** begin RECORDED INFORMATION **

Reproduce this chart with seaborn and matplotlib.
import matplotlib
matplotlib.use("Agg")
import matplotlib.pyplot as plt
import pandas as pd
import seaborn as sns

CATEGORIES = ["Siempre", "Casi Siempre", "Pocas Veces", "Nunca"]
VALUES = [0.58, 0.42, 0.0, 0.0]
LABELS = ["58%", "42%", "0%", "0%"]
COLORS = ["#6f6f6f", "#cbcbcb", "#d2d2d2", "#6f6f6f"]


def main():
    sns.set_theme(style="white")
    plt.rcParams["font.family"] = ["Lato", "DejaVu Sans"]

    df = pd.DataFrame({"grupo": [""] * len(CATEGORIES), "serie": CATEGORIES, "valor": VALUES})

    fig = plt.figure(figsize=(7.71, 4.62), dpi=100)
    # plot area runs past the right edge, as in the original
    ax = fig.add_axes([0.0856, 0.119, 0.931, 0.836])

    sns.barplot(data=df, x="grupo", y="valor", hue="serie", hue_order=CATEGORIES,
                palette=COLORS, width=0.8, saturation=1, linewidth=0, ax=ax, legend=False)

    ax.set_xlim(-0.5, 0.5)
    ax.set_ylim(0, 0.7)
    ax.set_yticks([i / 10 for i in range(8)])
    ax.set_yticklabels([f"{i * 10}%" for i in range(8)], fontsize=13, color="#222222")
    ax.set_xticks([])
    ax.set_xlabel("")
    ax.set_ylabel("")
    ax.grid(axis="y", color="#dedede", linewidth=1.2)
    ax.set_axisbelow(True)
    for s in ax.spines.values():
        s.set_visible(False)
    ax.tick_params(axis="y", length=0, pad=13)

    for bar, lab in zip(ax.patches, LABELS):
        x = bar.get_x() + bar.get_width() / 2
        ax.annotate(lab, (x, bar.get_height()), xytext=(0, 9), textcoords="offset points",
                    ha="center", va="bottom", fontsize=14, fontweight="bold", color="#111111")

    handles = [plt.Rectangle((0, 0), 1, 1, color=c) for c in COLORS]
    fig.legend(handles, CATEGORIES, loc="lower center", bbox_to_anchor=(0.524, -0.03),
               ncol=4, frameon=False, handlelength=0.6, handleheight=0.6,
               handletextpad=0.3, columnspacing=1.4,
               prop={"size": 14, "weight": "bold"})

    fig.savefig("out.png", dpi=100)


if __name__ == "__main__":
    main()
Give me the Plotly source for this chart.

** end RECORDED INFORMATION **

▸ **TASK REQUIREMENTS**:
Copy the records above exactly.

▸ **SOLUTION**:
Reproduce this chart with seaborn and matplotlib.
import matplotlib
matplotlib.use("Agg")
import matplotlib.pyplot as plt
import pandas as pd
import seaborn as sns

CATEGORIES = ["Siempre", "Casi Siempre", "Pocas Veces", "Nunca"]
VALUES = [0.58, 0.42, 0.0, 0.0]
LABELS = ["58%", "42%", "0%", "0%"]
COLORS = ["#6f6f6f", "#cbcbcb", "#d2d2d2", "#6f6f6f"]


def main():
    sns.set_theme(style="white")
    plt.rcParams["font.family"] = ["Lato", "DejaVu Sans"]

    df = pd.DataFrame({"grupo": [""] * len(CATEGORIES), "serie": CATEGORIES, "valor": VALUES})

    fig = plt.figure(figsize=(7.71, 4.62), dpi=100)
    # plot area runs past the right edge, as in the original
    ax = fig.add_axes([0.0856, 0.119, 0.931, 0.836])

    sns.barplot(data=df, x="grupo", y="valor", hue="serie", hue_order=CATEGORIES,
                palette=COLORS, width=0.8, saturation=1, linewidth=0, ax=ax, legend=False)

    ax.set_xlim(-0.5, 0.5)
    ax.set_ylim(0, 0.7)
    ax.set_yticks([i / 10 for i in range(8)])
    ax.set_yticklabels([f"{i * 10}%" for i in range(8)], fontsize=13, color="#222222")
    ax.set_xticks([])
    ax.set_xlabel("")
    ax.set_ylabel("")
    ax.grid(axis="y", color="#dedede", linewidth=1.2)
    ax.set_axisbelow(True)
    for s in ax.spines.values():
        s.set_visible(False)
    ax.tick_params(axis="y", length=0, pad=13)

    for bar, lab in zip(ax.patches, LABELS):
        x = bar.get_x() + bar.get_width() / 2
        ax.annotate(lab, (x, bar.get_height()), xytext=(0, 9), textcoords="offset points",
                    ha="center", va="bottom", fontsize=14, fontweight="bold", color="#111111")

    handles = [plt.Rectangle((0, 0), 1, 1, color=c) for c in COLORS]
    fig.legend(handles, CATEGORIES, loc="lower center", bbox_to_anchor=(0.524, -0.03),
               ncol=4, frameon=False, handlelength=0.6, handleheight=0.6,
               handletextpad=0.3, columnspacing=1.4,
               prop={"size": 14, "weight": "bold"})

    fig.savefig("out.png", dpi=100)


if __name__ == "__main__":
    main()
Give me the Plotly source for this chart.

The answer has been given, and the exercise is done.